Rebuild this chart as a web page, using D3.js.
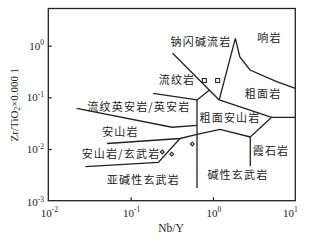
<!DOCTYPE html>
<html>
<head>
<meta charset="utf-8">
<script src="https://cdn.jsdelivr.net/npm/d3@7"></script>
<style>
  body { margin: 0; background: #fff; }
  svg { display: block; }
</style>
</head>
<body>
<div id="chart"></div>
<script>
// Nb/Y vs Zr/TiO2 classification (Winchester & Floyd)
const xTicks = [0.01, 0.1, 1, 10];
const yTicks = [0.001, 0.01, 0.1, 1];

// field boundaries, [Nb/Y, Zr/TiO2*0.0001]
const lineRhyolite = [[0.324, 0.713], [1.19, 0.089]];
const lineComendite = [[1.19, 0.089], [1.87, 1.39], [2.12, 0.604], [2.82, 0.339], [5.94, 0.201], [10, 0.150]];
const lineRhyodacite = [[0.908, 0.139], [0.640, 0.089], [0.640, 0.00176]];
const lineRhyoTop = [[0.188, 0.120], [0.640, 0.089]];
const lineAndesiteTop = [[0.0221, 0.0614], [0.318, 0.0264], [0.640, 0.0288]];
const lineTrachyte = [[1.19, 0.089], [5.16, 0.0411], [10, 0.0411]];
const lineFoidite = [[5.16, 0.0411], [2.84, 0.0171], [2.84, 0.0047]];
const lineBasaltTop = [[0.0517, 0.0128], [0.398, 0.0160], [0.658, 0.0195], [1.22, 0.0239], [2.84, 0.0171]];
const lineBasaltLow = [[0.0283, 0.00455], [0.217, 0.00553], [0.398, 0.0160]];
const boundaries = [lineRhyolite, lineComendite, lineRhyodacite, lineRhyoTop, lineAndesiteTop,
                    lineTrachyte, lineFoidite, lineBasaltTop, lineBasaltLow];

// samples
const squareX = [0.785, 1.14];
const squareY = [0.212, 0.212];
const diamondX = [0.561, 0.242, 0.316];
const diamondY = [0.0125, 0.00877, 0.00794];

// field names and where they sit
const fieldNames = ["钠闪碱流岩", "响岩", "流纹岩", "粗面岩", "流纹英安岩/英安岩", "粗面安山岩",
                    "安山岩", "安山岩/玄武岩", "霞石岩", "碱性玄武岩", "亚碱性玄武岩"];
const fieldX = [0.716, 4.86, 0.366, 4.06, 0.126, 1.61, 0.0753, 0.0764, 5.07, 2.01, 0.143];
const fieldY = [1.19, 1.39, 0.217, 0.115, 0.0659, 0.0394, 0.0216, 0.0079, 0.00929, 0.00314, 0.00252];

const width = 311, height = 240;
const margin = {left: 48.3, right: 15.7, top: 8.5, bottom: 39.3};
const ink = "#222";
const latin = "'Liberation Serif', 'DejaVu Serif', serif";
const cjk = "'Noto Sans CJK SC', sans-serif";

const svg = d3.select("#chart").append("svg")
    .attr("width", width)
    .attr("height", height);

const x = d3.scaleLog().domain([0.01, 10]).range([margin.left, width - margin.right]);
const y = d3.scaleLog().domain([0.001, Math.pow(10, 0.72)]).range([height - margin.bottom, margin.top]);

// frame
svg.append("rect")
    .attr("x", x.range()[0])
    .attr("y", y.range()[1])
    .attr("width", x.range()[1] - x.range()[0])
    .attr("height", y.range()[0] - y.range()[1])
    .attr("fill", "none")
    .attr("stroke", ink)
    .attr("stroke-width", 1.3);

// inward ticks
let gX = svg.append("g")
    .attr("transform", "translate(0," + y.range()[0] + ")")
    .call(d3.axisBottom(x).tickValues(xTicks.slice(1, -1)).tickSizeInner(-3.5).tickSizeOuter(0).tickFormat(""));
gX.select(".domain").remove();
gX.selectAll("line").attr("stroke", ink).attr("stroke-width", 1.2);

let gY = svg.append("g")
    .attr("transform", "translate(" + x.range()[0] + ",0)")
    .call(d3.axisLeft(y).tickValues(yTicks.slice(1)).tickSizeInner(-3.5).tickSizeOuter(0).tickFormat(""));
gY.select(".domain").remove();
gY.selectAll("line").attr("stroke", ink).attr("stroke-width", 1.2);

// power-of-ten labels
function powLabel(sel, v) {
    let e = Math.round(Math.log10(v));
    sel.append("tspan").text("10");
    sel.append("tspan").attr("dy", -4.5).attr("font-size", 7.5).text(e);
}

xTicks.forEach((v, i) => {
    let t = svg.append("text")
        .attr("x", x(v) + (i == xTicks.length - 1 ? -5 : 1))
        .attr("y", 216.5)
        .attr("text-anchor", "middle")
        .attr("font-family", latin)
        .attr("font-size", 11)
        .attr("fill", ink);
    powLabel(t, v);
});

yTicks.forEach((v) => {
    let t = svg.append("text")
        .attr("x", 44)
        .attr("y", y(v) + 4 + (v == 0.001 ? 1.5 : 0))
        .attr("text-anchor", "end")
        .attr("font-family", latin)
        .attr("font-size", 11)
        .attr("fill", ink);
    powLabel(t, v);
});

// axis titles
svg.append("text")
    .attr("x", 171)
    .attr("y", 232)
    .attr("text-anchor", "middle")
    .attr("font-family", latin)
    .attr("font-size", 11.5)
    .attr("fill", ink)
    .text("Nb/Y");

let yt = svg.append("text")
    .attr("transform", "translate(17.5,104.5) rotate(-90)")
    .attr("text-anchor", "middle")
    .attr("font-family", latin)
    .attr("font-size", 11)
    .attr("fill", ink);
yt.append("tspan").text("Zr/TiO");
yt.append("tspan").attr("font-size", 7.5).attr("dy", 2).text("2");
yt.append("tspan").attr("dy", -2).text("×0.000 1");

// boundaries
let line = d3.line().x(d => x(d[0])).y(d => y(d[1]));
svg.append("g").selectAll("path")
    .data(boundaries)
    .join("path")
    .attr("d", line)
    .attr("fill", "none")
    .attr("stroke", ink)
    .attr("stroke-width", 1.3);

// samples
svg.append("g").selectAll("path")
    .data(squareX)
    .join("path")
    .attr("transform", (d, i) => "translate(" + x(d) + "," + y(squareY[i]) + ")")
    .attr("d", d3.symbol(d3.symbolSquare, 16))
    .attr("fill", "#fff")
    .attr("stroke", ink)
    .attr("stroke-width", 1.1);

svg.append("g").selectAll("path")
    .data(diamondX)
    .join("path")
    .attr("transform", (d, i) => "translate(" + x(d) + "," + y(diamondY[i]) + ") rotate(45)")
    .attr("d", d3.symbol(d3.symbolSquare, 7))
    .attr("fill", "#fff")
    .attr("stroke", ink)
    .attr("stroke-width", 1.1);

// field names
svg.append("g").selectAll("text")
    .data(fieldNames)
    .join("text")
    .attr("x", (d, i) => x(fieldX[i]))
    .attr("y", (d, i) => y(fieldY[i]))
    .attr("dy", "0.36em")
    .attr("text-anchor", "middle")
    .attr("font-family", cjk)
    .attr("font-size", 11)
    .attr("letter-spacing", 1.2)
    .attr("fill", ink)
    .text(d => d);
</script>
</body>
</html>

- - -

Using the listing above, show each line holding the string "chart".

- Final result
Rebuild this chart as a web page, using D3.js.
<div id="chart"></div>
const svg = d3.select("#chart").append("svg")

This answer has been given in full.